▶ _Required work_:
Take each line containing "this" and report it exactly as written.

▶ _Data excerpts_:
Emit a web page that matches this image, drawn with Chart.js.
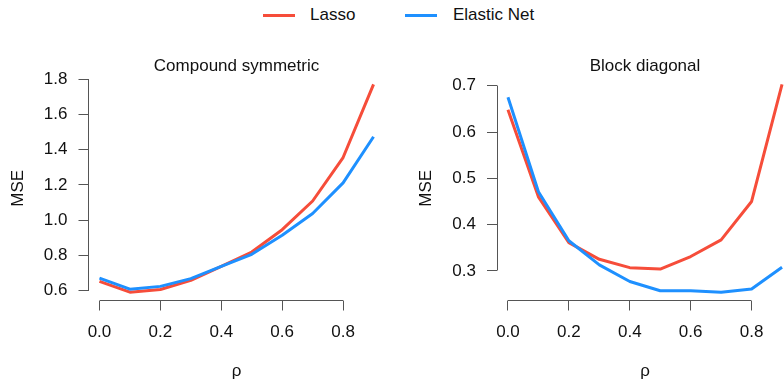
<!DOCTYPE html>
<html>
<head>
<meta charset="utf-8">
<script src="https://cdn.jsdelivr.net/npm/chart.js@4/dist/chart.umd.min.js"></script>
<style>
  html, body { margin: 0; padding: 0; background: #fff; }
  body { width: 784px; height: 380px; overflow: hidden; position: relative;
         font-family: "Liberation Sans", Arial, sans-serif; }
  canvas { position: absolute; top: 0; }
  #c1 { left: 0; }
  #c2 { left: 392px; }
  .leg { position: absolute; top: 0; height: 30px; font-size: 17px; color: #111; }
  .sw { position: absolute; top: 13.5px; height: 3px; width: 32px; }
  .lt { position: absolute; top: 5px; line-height: 20px; white-space: nowrap; }
</style>
</head>
<body>
<div class="leg">
  <div class="sw" style="left:263px;background:#F64D3A"></div>
  <div class="lt" style="left:310px">Lasso</div>
  <div class="sw" style="left:405px;background:#1E90FF"></div>
  <div class="lt" style="left:453px">Elastic Net</div>
</div>
<canvas id="c1" width="392" height="380"></canvas>
<canvas id="c2" width="410" height="380"></canvas>
<script>
// ---- data ----
const rho = [0.0, 0.1, 0.2, 0.3, 0.4, 0.5, 0.6, 0.7, 0.8, 0.9];
const csLasso = [0.651, 0.590, 0.605, 0.657, 0.737, 0.818, 0.945, 1.108, 1.355, 1.771];
const csEnet  = [0.670, 0.607, 0.623, 0.667, 0.737, 0.805, 0.913, 1.037, 1.211, 1.473];
const bdLasso = [0.648, 0.460, 0.361, 0.325, 0.307, 0.304, 0.331, 0.367, 0.450, 0.703];
const bdEnet  = [0.675, 0.471, 0.365, 0.313, 0.277, 0.257, 0.257, 0.254, 0.261, 0.308];
const xTicks  = [0.0, 0.2, 0.4, 0.6, 0.8];
const csTicks = [0.6, 0.8, 1.0, 1.2, 1.4, 1.6, 1.8];
const bdTicks = [0.3, 0.4, 0.5, 0.6, 0.7];
const seriesNames = ['Lasso', 'Elastic Net'];
const panelTitles = ['Compound symmetric', 'Block diagonal'];
const xLabel = 'ρ';
const yLabel = 'MSE';

const RED = '#F64D3A', BLUE = '#1E90FF', AXIS = '#555555', TXT = '#111111';
const FONT = '"Liberation Sans", Arial, sans-serif';
Chart.defaults.font.family = FONT;

function rlim(arrs) {
  const all = [].concat(...arrs);
  const lo = Math.min(...all), hi = Math.max(...all);
  const p = 0.04 * (hi - lo);
  return [lo - p, hi + p];
}
function align(px) { return Math.round(px - 0.5) + 0.5; }

const rAxes = {
  id: 'rAxes',
  beforeDatasetsDraw(chart) {
    const { ctx, chartArea, scales } = chart;
    const xs = scales.x, ys = scales.y;
    ctx.save();
    ctx.strokeStyle = AXIS;
    ctx.lineWidth = 1;
    const xt = xs.ticks, yt = ys.ticks;
    ctx.beginPath();
    const lx = align(chartArea.left);
    ctx.moveTo(lx, align(ys.getPixelForValue(yt[0].value)));
    ctx.lineTo(lx, align(ys.getPixelForValue(yt[yt.length - 1].value)));
    const by = align(chartArea.bottom);
    ctx.moveTo(align(xs.getPixelForValue(xt[0].value)), by);
    ctx.lineTo(align(xs.getPixelForValue(xt[xt.length - 1].value)), by);
    ctx.stroke();
    ctx.restore();
  },
  afterDraw(chart, args, opts) {
    const { ctx, chartArea } = chart;
    ctx.save();
    ctx.fillStyle = TXT;
    ctx.font = '17px ' + FONT;
    ctx.textAlign = 'center';
    ctx.textBaseline = 'middle';
    ctx.fillText(opts.title, (chartArea.left + chartArea.right) / 2, 66.5);
    ctx.restore();
  }
};

function makePanel(id, title, lasso, enet, yTicks, yAxisW, padRight, yTitlePad) {
  const [xmin, xmax] = rlim([rho]);
  const [ymin, ymax] = rlim([lasso, enet]);
  return new Chart(document.getElementById(id), {
    type: 'line',
    data: {
      datasets: [
        { label: seriesNames[0], data: rho.map((r, i) => ({ x: r, y: lasso[i] })),
          borderColor: RED, backgroundColor: RED, borderWidth: 3, order: 1 },
        { label: seriesNames[1], data: rho.map((r, i) => ({ x: r, y: enet[i] })),
          borderColor: BLUE, backgroundColor: BLUE, borderWidth: 3, order: 0 }
      ]
    },
    options: {
      responsive: false,
      animation: false,
      devicePixelRatio: 1,
      layout: { padding: { top: 76, right: padRight, bottom: 0, left: 0 } },
      elements: { point: { radius: 0, hoverRadius: 0 }, line: { tension: 0, borderCapStyle: 'butt', borderJoinStyle: 'round' } },
      plugins: { legend: { display: false }, tooltip: { enabled: false }, rAxes: { title: title } },
      scales: {
        x: {
          type: 'linear', min: xmin, max: xmax,
          afterBuildTicks: s => { s.ticks = xTicks.map(v => ({ value: v })); },
          afterFit: s => { s.height = 79.5; },
          grid: { drawOnChartArea: false, drawTicks: true, tickLength: 10, color: AXIS, lineWidth: 1 },
          border: { display: false },
          ticks: { padding: 12, color: TXT, font: { size: 17, lineHeight: 1.2 }, maxRotation: 0,
                   callback: v => Number(v).toFixed(1) },
          title: { display: true, text: xLabel, color: TXT, font: { size: 17, lineHeight: 1.0 }, padding: { top: 0, bottom: 0 } }
        },
        y: {
          type: 'linear', min: ymin, max: ymax,
          afterBuildTicks: s => { s.ticks = yTicks.map(v => ({ value: v })); },
          afterFit: s => { s.width = yAxisW; },
          grid: { drawOnChartArea: false, drawTicks: true, tickLength: 10, color: AXIS, lineWidth: 1 },
          border: { display: false },
          ticks: { padding: 11, color: TXT, font: { size: 17, lineHeight: 1.2 },
                   callback: v => Number(v).toFixed(1) },
          title: { display: true, text: yLabel, color: TXT, font: { size: 17, lineHeight: 1.0 }, padding: { top: yTitlePad, bottom: 0 } }
        }
      }
    },
    plugins: [rAxes]
  });
}

makePanel('c1', panelTitles[0], csLasso, csEnet, csTicks, 88.5, 7.5, 9.5);
makePanel('c2', panelTitles[1], bdLasso, bdEnet, bdTicks, 105, 9, 26);
</script>
</body>
</html>
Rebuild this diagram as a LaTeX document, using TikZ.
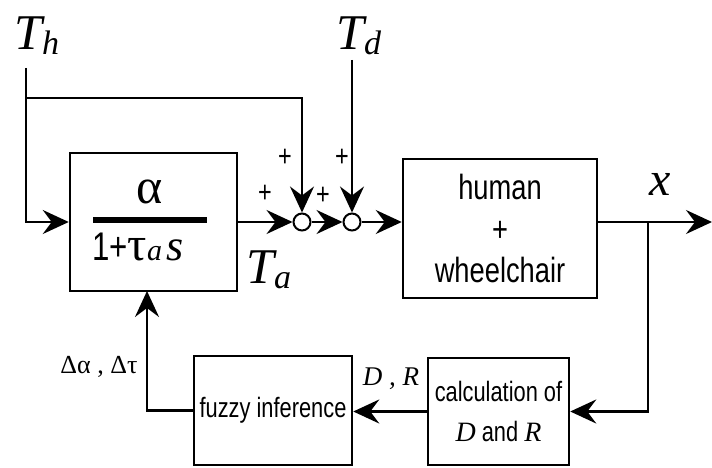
\documentclass[tikz,border=0pt]{standalone}
\usepackage{fontspec}
\setmainfont{Liberation Sans}[FakeStretch=0.78]
\newfontfamily\serifrm{Liberation Serif}
\usetikzlibrary{arrows.meta}
\newcommand{\fs}[1]{\fontsize{#1}{#1}\selectfont}
\newcommand{\lsub}[1]{\raisebox{-5pt}{\fs{34}\serifrm\itshape #1}}
\newcommand{\mT}{{\serifrm\itshape T}}
\begin{document}
\begin{tikzpicture}[x=1pt,y=-1pt,
  blk/.style={draw, line width=2.5pt, inner sep=0pt, align=center},
  sumc/.style={draw, circle, line width=2pt, minimum size=17pt, inner sep=0pt, fill=white},
  ln/.style={line width=2.5pt},
  arr/.style={ln, -{Stealth[length=26pt,width=24pt,inset=9pt]}},
  lab/.style={inner sep=0pt, anchor=base west},
  pl/.style={inner sep=0pt, font=\fs{30}}]
\useasboundingbox (0,0) rectangle (712,468);
% blocks
\node[blk, minimum width=167pt, minimum height=138pt] (G) at (153.5,222) {};
\node[blk, minimum width=194pt, minimum height=139pt, font={\fontsize{35}{41.5}\selectfont}] (H) at (500,228.5) {human\\+\\wheelchair};
\node[blk, minimum width=158pt, minimum height=109pt, font=\fs{28}] (F) at (273,410.5) {fuzzy inference};
\node[blk, minimum width=141pt, minimum height=107pt, font={\fontsize{28}{40}\selectfont}] (C) at (498.5,411.5) {calculation of\\{\serifrm\itshape D} and {\serifrm\itshape R}};
% fraction
\node[inner sep=0pt, anchor=base] (num) at (150,203) {\fs{50}\serifrm α};
\draw[line width=6pt] (93,220) -- (207,220);
\node[lab] (den) at (92,260) {\fs{40}1+{\fs{48}\serifrm τ}{\fs{30}\serifrm\itshape a}\hspace{4pt}{\fs{44}\serifrm\itshape s}};
% sums
\node[sumc] (s1) at (302,222) {};
\node[sumc] (s2) at (352,222) {};
% coordinates
\coordinate (th0) at (26,68);
\coordinate (thj) at (26,98);
\coordinate (td0) at (352,60);
\coordinate (br) at (648,222);
\coordinate (out) at (712,222);
\coordinate (gin) at (147,291);
% labels
\node[lab] (lth) at (14,50) {\fs{50}\mT\lsub{h}};
\node[lab] (ltd) at (336,50) {\fs{50}\mT\lsub{d}};
\node[lab] (lta) at (246,283) {\fs{50}\mT\lsub{a}};
\node[lab] (lx) at (649,195) {\fs{48}\serifrm\itshape x};
\node[inner sep=0pt, anchor=base] (lda) at (99,373) {\fs{26}\serifrm Δα , Δτ};
\node[inner sep=0pt, anchor=base] (ldr) at (391,385) {\fs{27}\serifrm\itshape D , R};
\node[pl] (p1) at (285,158) {+};
\node[pl] (p2) at (265,194) {+};
\node[pl] (p3) at (342,158) {+};
\node[pl] (p4) at (323,196) {+};
% connectors
\draw[arr] (th0) |- (G.west);
\draw[arr] (thj) -| (s1.north);
\draw[arr] (td0) -- (s2.north);
\draw[arr] (G.east) -- (s1.west);
\draw[arr] (s1.east) -- (s2.west);
\draw[arr] (s2.east) -- (s2 -| H.west);
\draw[arr] (s2 -| H.east) -- (out);
\draw[arr] (br) |- (C.east);
\draw[arr] (C.west) -- (C.west -| F.east);
\draw[arr] (F.west) -| (gin);
\end{tikzpicture}
\end{document}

▶ _Finished answer_:
Emit a web page that matches this image, drawn with Chart.js.
Rebuild this diagram as a LaTeX document, using TikZ.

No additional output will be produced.